In the same article, the writer states it is unclear whether local governmental entities pay to advertise their meeting notices in the Cannon Courier. To make it clear, they do pay to do so, and have done so for years, if not decades.
The reasons they pay are many, and valid. Advertising in the Cannon Courier reaches more people than any other media outlet in Cannon County — for years in print, and now in print and online. That's not a boast on our part, just a fact. We don't solicit their business; they came to us because they know we give them the biggest bang for their advertising buck.
We charge because we are a business, we provide a service, and there are expenses involved in doing so. Paper, printing, production, posting online, mailing, etc., does not come free to us.
We suspect the writer's agenda may be to operate a Web site for the county, at a fee of course, and thinks that getting Gannon out of the picture and putting people in office who may be more favorable to her would make doing so easier. Internet domain name records show that she has already purchased several names with the words "Cannon County" in them, yet to date she has made no use of those purchased names. What is she waiting for — an election?
Additionally, to address concerns expressed by the editor of the site and the cowards who post behind anonymous screen names about this reporters coverage of the activities of county government, I am happy that I have been able to begin the process of building useful, informative relationships with those currently in leadership positions, as well as those who may be hoping to take their place.
To the best of my knowledge they all understand what the job of a newspaper is, and that sometimes the articles about them or the activities of their office will not be especially positive. They understand that goes with the territory of both my job, and theirs.
And while we will express opinions on the issues that matter to Cannon County, we will not choose sides in political races. To do so would be unethical.
Society of Professional Journalists Code of Ethics
Members of the Society of Professional Journalists believe that public enlightenment is the forerunner of justice and the foundation of democracy. The duty of the journalist is to further those ends by seeking truth and providing a fair and comprehensive account of events and issues. Conscientious journalists from all media and specialties strive to serve the public with thoroughness and honesty. Professional integrity is the cornerstone of a journalist's credibility. Members of the Society share a dedication to ethical behavior and adopt this code to declare the Society's principles and standards of practice.
Seek Truth and Report It
Journalists should be honest, fair and courageous in gathering, reporting and interpreting information.
— Test the accuracy of information from all sources and exercise care to avoid inadvertent error. Deliberate distortion is never permissible.
— Diligently seek out subjects of news stories to give them the opportunity to respond to allegations of wrongdoing.
— Identify sources whenever feasible. The public is entitled to as much information as possible on sources' reliability.
— Always question sources’ motives before promising anonymity. Clarify conditions attached to any promise made in exchange for information. Keep promises.
— Make certain that headlines, news teases and promotional material, photos, video, audio, graphics, sound bites and quotations do not misrepresent.
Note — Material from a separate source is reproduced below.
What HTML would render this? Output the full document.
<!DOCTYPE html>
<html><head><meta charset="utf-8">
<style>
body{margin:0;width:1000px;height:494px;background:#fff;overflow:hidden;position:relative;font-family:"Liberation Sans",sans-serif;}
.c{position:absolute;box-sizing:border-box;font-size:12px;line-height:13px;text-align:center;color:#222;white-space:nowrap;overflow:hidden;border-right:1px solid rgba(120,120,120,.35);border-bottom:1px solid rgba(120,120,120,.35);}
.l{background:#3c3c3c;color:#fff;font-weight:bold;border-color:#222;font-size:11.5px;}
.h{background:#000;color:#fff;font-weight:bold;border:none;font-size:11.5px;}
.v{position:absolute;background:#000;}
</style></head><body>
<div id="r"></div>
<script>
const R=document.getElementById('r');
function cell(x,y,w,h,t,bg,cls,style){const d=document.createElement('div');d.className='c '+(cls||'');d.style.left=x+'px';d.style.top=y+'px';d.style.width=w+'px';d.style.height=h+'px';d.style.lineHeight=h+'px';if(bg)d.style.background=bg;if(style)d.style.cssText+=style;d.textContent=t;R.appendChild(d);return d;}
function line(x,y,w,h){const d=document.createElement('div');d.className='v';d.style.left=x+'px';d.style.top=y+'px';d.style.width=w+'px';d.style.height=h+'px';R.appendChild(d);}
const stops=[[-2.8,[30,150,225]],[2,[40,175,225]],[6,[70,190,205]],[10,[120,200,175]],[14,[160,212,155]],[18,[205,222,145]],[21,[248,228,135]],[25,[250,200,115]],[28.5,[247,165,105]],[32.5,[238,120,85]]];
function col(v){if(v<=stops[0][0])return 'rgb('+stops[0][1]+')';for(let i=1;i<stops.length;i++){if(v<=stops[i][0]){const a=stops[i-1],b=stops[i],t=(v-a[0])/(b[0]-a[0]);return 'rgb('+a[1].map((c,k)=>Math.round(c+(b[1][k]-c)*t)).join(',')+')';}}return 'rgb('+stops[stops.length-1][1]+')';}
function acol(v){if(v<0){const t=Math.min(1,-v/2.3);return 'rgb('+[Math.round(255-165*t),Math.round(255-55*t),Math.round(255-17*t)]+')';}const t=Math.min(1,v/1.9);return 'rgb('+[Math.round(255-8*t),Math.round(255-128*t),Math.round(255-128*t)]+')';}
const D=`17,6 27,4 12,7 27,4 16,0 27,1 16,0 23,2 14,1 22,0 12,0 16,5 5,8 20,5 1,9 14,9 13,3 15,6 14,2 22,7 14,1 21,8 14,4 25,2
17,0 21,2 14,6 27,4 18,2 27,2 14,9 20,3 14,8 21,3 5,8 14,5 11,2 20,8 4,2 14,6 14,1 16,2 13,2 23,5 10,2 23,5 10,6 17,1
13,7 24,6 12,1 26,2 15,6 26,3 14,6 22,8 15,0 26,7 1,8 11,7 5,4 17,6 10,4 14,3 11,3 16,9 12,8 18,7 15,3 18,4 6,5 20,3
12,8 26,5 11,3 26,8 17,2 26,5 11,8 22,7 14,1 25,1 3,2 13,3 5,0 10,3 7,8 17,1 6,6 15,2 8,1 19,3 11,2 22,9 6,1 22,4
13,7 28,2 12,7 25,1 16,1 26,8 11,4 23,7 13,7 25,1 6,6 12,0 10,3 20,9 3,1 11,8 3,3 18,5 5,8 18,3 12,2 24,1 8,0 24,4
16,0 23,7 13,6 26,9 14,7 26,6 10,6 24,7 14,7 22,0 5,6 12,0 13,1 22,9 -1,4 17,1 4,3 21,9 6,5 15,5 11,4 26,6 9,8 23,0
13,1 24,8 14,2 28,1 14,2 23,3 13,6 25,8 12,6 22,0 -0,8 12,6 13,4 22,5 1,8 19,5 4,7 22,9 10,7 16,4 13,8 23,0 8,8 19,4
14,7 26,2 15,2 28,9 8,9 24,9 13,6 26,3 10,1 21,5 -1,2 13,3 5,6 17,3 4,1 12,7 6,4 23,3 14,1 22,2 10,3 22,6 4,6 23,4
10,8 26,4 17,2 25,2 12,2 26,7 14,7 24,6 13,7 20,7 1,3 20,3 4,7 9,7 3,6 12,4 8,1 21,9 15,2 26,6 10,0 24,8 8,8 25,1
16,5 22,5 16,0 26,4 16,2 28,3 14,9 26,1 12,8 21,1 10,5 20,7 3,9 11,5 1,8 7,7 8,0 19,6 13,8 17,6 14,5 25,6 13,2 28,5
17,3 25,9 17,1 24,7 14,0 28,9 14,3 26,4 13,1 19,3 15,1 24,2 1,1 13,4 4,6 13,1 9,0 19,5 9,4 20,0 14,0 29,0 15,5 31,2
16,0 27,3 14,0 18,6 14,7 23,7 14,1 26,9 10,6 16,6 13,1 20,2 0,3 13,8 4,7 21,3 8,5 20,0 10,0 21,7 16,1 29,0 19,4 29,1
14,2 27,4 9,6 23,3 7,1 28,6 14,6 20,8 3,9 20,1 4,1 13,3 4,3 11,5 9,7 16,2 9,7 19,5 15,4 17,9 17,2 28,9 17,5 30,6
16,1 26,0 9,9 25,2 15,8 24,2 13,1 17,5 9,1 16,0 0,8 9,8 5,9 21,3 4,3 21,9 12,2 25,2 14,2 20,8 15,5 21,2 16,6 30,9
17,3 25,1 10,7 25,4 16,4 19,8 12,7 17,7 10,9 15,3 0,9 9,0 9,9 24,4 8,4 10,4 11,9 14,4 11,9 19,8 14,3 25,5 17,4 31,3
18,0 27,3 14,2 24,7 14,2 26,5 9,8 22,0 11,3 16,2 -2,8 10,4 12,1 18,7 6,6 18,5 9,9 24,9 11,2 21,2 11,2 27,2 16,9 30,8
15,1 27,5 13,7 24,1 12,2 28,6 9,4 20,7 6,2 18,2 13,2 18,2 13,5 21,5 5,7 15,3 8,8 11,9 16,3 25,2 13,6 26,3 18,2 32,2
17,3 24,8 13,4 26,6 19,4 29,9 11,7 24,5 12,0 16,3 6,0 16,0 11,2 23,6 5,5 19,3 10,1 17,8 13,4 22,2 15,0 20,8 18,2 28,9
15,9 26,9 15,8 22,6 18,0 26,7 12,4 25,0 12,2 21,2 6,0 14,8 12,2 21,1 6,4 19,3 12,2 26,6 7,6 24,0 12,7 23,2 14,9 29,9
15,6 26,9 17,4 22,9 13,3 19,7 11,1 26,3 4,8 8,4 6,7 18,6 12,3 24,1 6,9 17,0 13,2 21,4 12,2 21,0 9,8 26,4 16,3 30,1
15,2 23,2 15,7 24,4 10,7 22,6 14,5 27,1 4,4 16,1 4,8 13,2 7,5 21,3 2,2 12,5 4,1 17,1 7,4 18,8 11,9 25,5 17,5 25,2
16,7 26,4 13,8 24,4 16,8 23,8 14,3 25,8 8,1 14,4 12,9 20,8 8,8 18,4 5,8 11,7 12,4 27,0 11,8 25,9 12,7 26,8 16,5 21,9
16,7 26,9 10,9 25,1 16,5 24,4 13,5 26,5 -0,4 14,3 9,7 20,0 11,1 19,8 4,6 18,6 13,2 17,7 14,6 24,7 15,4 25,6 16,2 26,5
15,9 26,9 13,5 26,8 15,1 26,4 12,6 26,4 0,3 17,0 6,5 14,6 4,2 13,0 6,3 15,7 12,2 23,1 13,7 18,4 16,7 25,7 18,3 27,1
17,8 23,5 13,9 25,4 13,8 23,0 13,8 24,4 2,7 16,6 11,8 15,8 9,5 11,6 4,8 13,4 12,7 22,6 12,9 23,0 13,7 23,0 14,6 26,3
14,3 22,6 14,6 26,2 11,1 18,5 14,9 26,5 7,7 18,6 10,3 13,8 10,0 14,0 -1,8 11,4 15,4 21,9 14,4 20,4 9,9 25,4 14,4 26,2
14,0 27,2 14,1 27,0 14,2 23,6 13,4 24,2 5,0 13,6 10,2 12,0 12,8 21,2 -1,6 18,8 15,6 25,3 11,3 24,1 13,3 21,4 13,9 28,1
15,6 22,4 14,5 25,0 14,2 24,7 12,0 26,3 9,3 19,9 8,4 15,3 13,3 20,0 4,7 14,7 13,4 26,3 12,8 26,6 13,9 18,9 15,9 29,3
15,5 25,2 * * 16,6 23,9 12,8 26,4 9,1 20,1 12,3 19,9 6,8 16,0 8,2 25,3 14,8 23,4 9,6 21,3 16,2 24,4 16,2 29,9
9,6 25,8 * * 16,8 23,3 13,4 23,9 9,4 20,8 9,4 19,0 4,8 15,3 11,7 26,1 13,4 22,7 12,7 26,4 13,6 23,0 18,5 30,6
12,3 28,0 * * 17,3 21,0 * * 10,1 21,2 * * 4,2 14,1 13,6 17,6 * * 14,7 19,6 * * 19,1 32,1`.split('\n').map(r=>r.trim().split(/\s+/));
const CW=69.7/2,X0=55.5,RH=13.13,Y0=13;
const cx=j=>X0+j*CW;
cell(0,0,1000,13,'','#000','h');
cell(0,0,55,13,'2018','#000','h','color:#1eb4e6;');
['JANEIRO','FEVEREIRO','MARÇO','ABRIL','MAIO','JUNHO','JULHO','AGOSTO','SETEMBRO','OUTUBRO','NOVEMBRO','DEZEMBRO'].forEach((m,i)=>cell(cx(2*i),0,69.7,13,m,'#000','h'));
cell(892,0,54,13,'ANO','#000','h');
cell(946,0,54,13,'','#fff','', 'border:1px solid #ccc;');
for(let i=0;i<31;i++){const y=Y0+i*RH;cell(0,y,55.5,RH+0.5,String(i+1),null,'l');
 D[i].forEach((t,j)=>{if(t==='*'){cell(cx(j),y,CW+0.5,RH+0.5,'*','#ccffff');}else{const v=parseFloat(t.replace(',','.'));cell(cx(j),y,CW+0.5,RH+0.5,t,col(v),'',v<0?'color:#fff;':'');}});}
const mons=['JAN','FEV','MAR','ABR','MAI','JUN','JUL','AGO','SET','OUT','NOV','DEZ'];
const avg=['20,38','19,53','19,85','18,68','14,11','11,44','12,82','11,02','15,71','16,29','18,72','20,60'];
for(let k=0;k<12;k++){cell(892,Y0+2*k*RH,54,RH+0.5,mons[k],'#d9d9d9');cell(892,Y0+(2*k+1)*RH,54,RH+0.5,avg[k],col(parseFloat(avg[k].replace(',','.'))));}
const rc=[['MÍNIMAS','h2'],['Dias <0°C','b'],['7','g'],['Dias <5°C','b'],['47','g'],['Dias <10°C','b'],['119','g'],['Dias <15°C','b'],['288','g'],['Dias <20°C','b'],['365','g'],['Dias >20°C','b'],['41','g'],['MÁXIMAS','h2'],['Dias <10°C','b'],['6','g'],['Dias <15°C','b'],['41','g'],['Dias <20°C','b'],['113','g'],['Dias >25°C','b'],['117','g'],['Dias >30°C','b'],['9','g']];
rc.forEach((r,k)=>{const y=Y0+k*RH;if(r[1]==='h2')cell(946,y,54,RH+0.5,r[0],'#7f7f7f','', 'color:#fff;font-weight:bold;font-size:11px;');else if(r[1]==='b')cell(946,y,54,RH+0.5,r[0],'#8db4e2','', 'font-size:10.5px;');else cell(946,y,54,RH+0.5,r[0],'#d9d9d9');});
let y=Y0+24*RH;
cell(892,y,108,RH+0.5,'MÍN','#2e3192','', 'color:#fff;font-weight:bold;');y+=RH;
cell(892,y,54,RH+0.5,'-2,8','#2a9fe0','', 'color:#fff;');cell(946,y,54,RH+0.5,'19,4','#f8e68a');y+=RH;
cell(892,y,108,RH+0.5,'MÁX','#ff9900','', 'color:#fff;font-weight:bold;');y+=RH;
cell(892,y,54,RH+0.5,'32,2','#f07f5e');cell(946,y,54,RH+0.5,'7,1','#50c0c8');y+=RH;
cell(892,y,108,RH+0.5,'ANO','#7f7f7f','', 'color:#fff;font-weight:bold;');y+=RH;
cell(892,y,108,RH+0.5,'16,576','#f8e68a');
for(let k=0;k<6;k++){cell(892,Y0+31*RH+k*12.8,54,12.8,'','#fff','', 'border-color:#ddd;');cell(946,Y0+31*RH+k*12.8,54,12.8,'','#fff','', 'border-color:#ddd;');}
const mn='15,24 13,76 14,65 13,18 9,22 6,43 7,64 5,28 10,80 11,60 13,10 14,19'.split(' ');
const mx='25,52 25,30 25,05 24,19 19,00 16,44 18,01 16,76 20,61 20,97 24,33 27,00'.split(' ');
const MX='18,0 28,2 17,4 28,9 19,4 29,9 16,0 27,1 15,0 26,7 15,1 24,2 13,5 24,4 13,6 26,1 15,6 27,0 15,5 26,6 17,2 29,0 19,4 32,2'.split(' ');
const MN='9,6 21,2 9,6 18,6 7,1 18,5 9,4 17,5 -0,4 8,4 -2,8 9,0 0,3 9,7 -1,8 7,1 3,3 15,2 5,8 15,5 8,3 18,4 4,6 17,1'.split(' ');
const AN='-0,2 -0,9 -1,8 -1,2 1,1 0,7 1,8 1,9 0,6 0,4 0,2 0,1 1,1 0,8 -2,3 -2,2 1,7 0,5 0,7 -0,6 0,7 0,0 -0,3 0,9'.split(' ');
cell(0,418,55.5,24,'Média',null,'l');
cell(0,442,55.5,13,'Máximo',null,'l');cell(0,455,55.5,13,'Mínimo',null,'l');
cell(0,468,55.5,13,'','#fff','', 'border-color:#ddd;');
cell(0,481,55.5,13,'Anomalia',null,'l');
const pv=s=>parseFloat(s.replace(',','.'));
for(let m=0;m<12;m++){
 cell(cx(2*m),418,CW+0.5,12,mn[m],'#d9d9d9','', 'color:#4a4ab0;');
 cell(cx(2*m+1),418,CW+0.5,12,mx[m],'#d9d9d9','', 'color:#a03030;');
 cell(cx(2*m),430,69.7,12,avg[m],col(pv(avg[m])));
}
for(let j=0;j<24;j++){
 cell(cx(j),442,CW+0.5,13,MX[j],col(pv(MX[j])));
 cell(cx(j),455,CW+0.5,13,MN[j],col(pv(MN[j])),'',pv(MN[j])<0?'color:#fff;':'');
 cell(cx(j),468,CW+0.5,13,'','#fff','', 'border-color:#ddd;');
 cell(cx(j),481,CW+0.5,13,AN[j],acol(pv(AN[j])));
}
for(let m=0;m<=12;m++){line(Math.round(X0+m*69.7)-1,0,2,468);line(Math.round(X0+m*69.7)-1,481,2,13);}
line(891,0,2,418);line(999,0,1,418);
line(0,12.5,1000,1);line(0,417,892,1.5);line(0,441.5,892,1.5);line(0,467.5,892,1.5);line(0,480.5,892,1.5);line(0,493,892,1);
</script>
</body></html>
They should not oversimplify or highlight incidents out of context.
— Never distort the content of news photos or video. Image enhancement for technical clarity is always permissible. Label montages and photo illustrations.
— Avoid misleading re-enactments or staged news events. If re-enactment is necessary to tell a story, label it.
— Avoid undercover or other surreptitious methods of gathering information except when traditional open methods will not yield information vital to the public. Use of such methods should be explained as part of the story
— Never plagiarize.
— Tell the story of the diversity and magnitude of the human experience boldly, even when it is unpopular to do so.
— Examine their own cultural values and avoid imposing those values on others.
— Avoid stereotyping by race, gender, age, religion, ethnicity, geography, sexual orientation, disability, physical appearance or social status.
— Support the open exchange of views, even views they find repugnant.
— Give voice to the voiceless; official and unofficial sources of information can be equally valid.
— Distinguish between advocacy and news reporting. Analysis and commentary should be labeled and not misrepresent fact or context.
— Distinguish news from advertising and shun hybrids that blur the lines between the two.
— Recognize a special obligation to ensure that the public's business is conducted in the open and that government records are open to inspection.
Ethical journalists treat sources, subjects and colleagues as human beings deserving of respect.
— Show compassion for those who may be affected adversely by news coverage. Use special sensitivity when dealing with children and inexperienced sources or subjects.
— Be sensitive when seeking or using interviews or photographs of those affected by tragedy or grief.
— Recognize that gathering and reporting information may cause harm or discomfort. Pursuit of the news is not a license for arrogance.
— Recognize that private people have a greater right to control information about themselves than do public officials and others who seek power, influence or attention. Only an overriding public need can justify intrusion into anyone’s privacy.
— Show good taste. Avoid pandering to lurid curiosity.
— Be cautious about identifying juvenile suspects or victims of sex crimes.
— Be judicious about naming criminal suspects before the formal filing of charges.
— Balance a criminal suspect’s fair trial rights with the public’s right to be informed.
Journalists should be free of obligation to any interest other than the public's right to know.
—Avoid conflicts of interest, real or perceived.
— Remain free of associations and activities that may compromise integrity or damage credibility.
— Refuse gifts, favors, fees, free travel and special treatment, and shun secondary employment, political involvement, public office and service in community organizations if they compromise journalistic integrity.
— Disclose unavoidable conflicts.
— Be vigilant and courageous about holding those with power accountable.
— Deny favored treatment to advertisers and special interests and resist their pressure to influence news coverage.
— Be wary of sources offering information for favors or money; avoid bidding for news.
Journalists are accountable to their readers, listeners, viewers and each other.
— Clarify and explain news coverage and invite dialogue with the public over journalistic conduct.
— Encourage the public to voice grievances against the news media.
— Admit mistakes and correct them promptly.
— Expose unethical practices of journalists and the news media.
— Abide by the same high standards to which they hold others.